Очень грустная церемония состоялась на этих днях: погребение генерала Бизо, одного из наиболее способных офицеров. Как командир инженерных войск он с замечательными умом и преданностью управлял работами осады. Он был смертельно ранен, когда шел с генералом Ньелем на разведку работ во вражеских контрапрошах. Вся армия быстро почувствовала большую потерю. Штабы союзных армий с лордом Рагланом во главе пожелали уплатить справедливую дань сожаления и симпатии этой жертве долга. Церемония была особенно трогательна.

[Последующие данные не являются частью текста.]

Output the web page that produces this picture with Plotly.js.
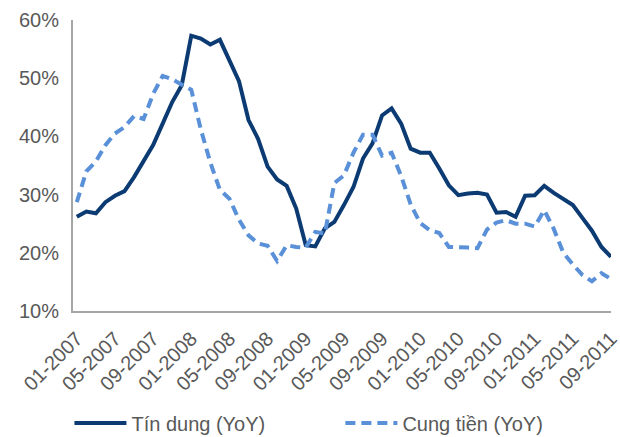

Невозможно говорить лучше нашего главнокомандующего — так душевно, сердечно и красноречиво… Он вызвал слезы всех присутствующих. Неправда ли, что это — новое зрелище, способное впечатлить: Омер-Паша, турецкие и египетские офицеры присутствуют на религиозном погребении и окропляют святой водой тело христианина?.. В результате эта война, по меньшей мере, заставит исчезнуть ненависть, предрассудки и, вероятно, вовлечет восточные народы в движение христианской цивилизации.
Новостям, отправляемым мною, не достает интереса, придаваемого действительностью. Англичане, которые всегда быстро применяют современные научные открытия и которым этот дух начинания дает неоспоримое превосходство перед другими народами Европы, установили электрический телеграф из Бухареста в свою штаб-квартиру, погрузив его в Черное море от Варны до монастыря Святого Георгия около Балаклавы.
В течение двух дней они сообщаются при помощи почти мгновенной связи с Веной, Лондоном и Парижем. Этот телеграф был любезно предоставлен в наше распоряжение. Мы начали им пользоваться, он улучшит наше официальное сообщение и уже неплохо загружен. Лорд Раглан вскоре свяжется со своими помощниками посредством маленьких телеграфов и сможет, не выходя из своего помещения, знать, что происходит в его армейском корпусе, и диктовать ему приказы.